A transformação no direito brasileiro e a extrema-direita
Todo aquele que ama a sabedoria adora trabalhar com hipóteses. Não sou diferente, trabalho com hipóteses e tento fundamentá-las. Platão, em seu diálogo Teeteto, já afirmava que conhecimento é um juízo (crença) verdadeiro e justificado (fundamentado). Dessa forma, escrevi o texto O Grande Golpe, procurando demonstrar a interferência estadunidense no mundo e, mais detalhadamente, no Brasil. Obviamente, o texto é hipotético, mas há uma série de fatos e proposições que corroboram essa hipótese.
O texto atual vem ajudar a corroborar as afirmações que fiz no primeiro texto, abordando o sistema jurídico brasileiro. Em outras palavras, pretendo estabelecer, de uma maneira mais informal, essa interferência no campo do direito. A pedra de toque para este texto é obviamente a Operação Lava Jato e a condenação, sem a menor fundamentação, do ex-presidente Luiz Inácio Lula da Silva.
O direito brasileiro tem suas raízes no direito romano, direito germânico e no direito continental europeu, em geral. O sistema romano-germânico ou civil law, ou ainda, civilian law, é o direito mais adotado no mundo. Para se ter uma ideia, praticamente toda Europa (com exceção dos países insulares, exceto Escócia), quase a totalidade da América Latina e boa parte da Ásia e da África adotam esse tradição jurídica. É comum opor ao sistema romano-germânico a common law, pois são os sistemas de lei que dominam o Ocidente.
Na common law, a jurisprudência tem uma força muito maior que na civil law, ou seja, o “precedente legal” ( decisões de cortes passadas) tem um peso muito maior em países anglo-saxões ou anglo-americanos. Já em países como a Alemanha, a França e o Brasil, as leis positivadas e codificadas são muito mais valiosas, sendo que a jurisprudência só nasce através de uma decisão definitiva do Poder Judiciário (caso brasileiro) e, mesmo assim, não deve ter o peso de uma lei na imensa maioria dos casos. Assim, temos de um lado (civil law) o direito fundamentado na lei positiva e na codificação devidamente realizada (lei escrita positivada por uma autoridade competente), do outro (common law) um direito fundamentado na interseção dos costumes, leis não escritas, jurisprudência e da própria lei positiva.
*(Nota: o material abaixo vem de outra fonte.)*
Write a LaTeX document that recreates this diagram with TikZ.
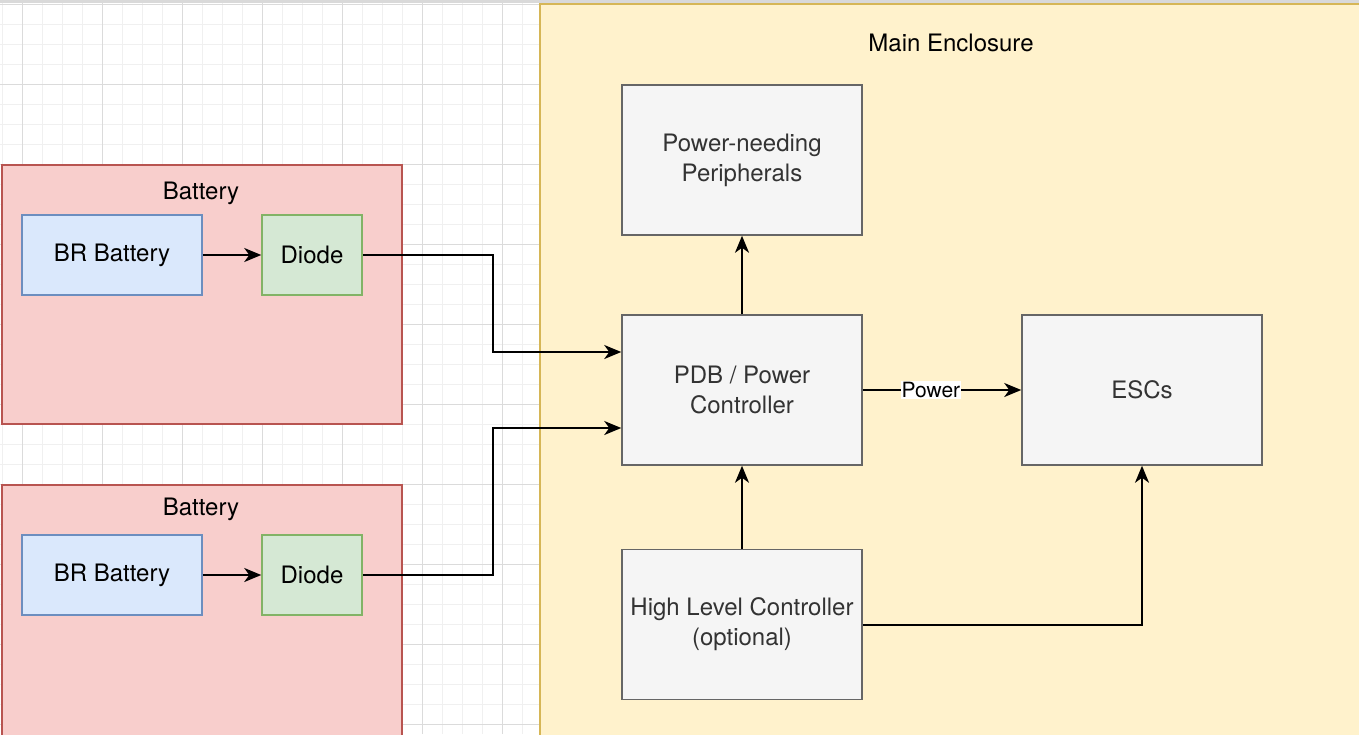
\documentclass[tikz,border=0pt]{standalone}
\usepackage{fontspec}
\setmainfont{TeX Gyre Heros}
\usepackage{xcolor}
\usepackage{tikz}
\usetikzlibrary{arrows.meta}
\definecolor{encfill}{HTML}{FFF2CC}
\definecolor{encline}{HTML}{D6B656}
\definecolor{batfill}{HTML}{F8CECC}
\definecolor{batline}{HTML}{B85450}
\definecolor{brfill}{HTML}{DAE8FC}
\definecolor{brline}{HTML}{6C8EBF}
\definecolor{dfill}{HTML}{D5E8D4}
\definecolor{dline}{HTML}{82B366}
\definecolor{gfill}{HTML}{F5F5F5}
\definecolor{gline}{HTML}{666666}
\definecolor{gtext}{HTML}{333333}

\begin{document}
\begin{tikzpicture}[
    x=0.5pt, y=-0.5pt,
    grp/.style={draw, line width=0.75pt, inner sep=0pt},
    box/.style={draw, line width=0.75pt, align=center, font=\fontsize{12}{15}\selectfont,
                minimum width=120pt, minimum height=75pt, inner sep=2pt},
    part/.style={draw, line width=0.75pt, align=center, font=\fontsize{12}{15}\selectfont,
                 minimum height=40pt, inner sep=2pt},
    ttl/.style={font=\fontsize{12}{15}\selectfont},
    arw/.style={-{Stealth[length=8.5pt, width=7pt, inset=2.5pt]}, line width=1pt},
    lbl/.style={fill=white, inner sep=0.5pt, font=\fontsize{10.5}{12}\selectfont},
]
\useasboundingbox (0,0) rectangle (1359,734);
\clip (0,0) rectangle (1359,734);
\fill[white] (0,0) rectangle (1359,734);
\foreach \x in {2,22,...,542}
    \draw[black!6, line width=0.5pt] (\x,0) -- (\x,734);
\foreach \y in {4,24,...,734}
    \draw[black!6, line width=0.5pt] (0,\y) -- (542,\y);
\foreach \x in {22,102,...,542}
    \draw[black!14, line width=0.5pt] (\x,0) -- (\x,734);
\foreach \y in {4,84,...,734}
    \draw[black!14, line width=0.5pt] (0,\y) -- (542,\y);
\fill[black!15] (0,0) rectangle (1359,3);

\node[grp, fill=encfill, draw=encline, minimum width=415pt, minimum height=371pt] (encl) at (955,375) {};
\node[ttl] (encT) at (951,43) {Main Enclosure};

\node[grp, fill=batfill, draw=batline, minimum width=200pt, minimum height=129.5pt] (bat1) at (202,294.5) {};
\node[ttl] (bat1T) at (201,193) {Battery};
\node[part, fill=brfill, draw=brline, minimum width=90pt] (br1) at (112,255) {BR Battery};
\node[part, fill=dfill, draw=dline, minimum width=50pt] (d1) at (312,255) {Diode};

\node[grp, fill=batfill, draw=batline, minimum width=200pt, minimum height=130pt] (bat2) at (202,615) {};
\node[ttl] (bat2T) at (201,509) {Battery};
\node[part, fill=brfill, draw=brline, minimum width=90pt] (br2) at (112,575) {BR Battery};
\node[part, fill=dfill, draw=dline, minimum width=50pt] (d2) at (312,575) {Diode};

\node[box, fill=gfill, draw=gline, text=gtext] (per) at (742,160) {Power-needing\\Peripherals};
\node[box, fill=gfill, draw=gline, text=gtext] (pdb) at (742,390) {PDB / Power\\Controller};
\node[box, fill=gfill, draw=gline, text=gtext] (esc) at (1142,390) {ESCs};
\node[box, fill=gfill, draw=gline, text=gtext] (hlc) at (742,624.5) {High Level Controller\\(optional)};

\draw[arw] (br1) -- (d1);
\draw[arw] (br2) -- (d2);
\draw[arw] (d1.east) -- ++(130,0) |- ([yshift=19pt]pdb.west);
\draw[arw] (d2.east) -- ++(130,0) |- ([yshift=-19pt]pdb.west);
\draw[arw] (pdb) -- (per);
\draw[arw] (hlc) -- (pdb);
\draw[arw] (pdb) -- node[lbl, pos=0.43] {Power} (esc);
\draw[arw] (hlc.east) -| (esc.south);
\end{tikzpicture}
\end{document}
Começamos a ver uma mudança de paradigmas no direito brasileiro, sendo que muito dessa mudança é devida a Lava Jato. Estamos vivendo, no momento, uma espécie de direito
Frankenstein, ou seja, um direito com pedaços de corpos, falando metaforicamente, de outros direitos. Obviamente, não cabe nesse pequeno texto falar de modo técnico e exaustivo sobre o tema, entretanto, as mudanças são claras. Doutrina Stare Decisis ( doutrina de origem inglesa e que diz que as decisões de um órgão judicial criam precedente, jurisprudência), distinguishing e overruling (distinguishing como a prática utilizada para fundamentar a não utilização de uma jurisprudência, e overruling como a superação de uma jurisprudência), plea bargain ( contida no chamado “pacote anti-crime” do ministro Sérgio Moro e que é uma espécie de barganha em que o réu faz uma delação, no caso do pacote, não necessariamente de outra pessoa, em troca de algo), a teoria do domínio do fato, usada no caso Lula e que chega até nós através dos EUA, são exemplos dessa miscelânea. Mas qual a razão de toda essa confusão no mundo jurídico brasileiro?
A razão é uma só: é preciso ganhar, como afirmou Steve Bannon (principal ideólogo de Trump) sobre os EUA, a guerra cultural. Vamos lembrar que o conceito de cultura tem várias definições e, nesse caso, podemos ficar com aquela de Edward Burnett Tylor: a cultura é o conjunto de ideias, símbolos, comportamentos e práticas sociais produzidas pelo ser humano e transmitidos, ou modificados e criados, socialmente através de gerações. Assim, é evidente que o direito faz parte da cultura e, nessa “guerra cultural”, é importante para a extrema-direita ganhar o campo do direito, já que esse deve ser transformado, no Brasil, em dispositivo disciplinar, no sentido foucaultiano do termo.
A mudança no direito brasileiro visa a atender as necessidades de dominação e adequação à visão conservadora e de extrema-direita do poder vigente. Como a grande força que atua no cenário político brasileiro é a estadunidense, nada mais comum que o direito, parte da cultura, espelhar essa subserviência brasileira. Portanto, não é só a economia pautada nos Chicago Boys que traduz essa obediência brasileira; o direito também está seguindo esse caminho, talvez, até, de forma mais profunda.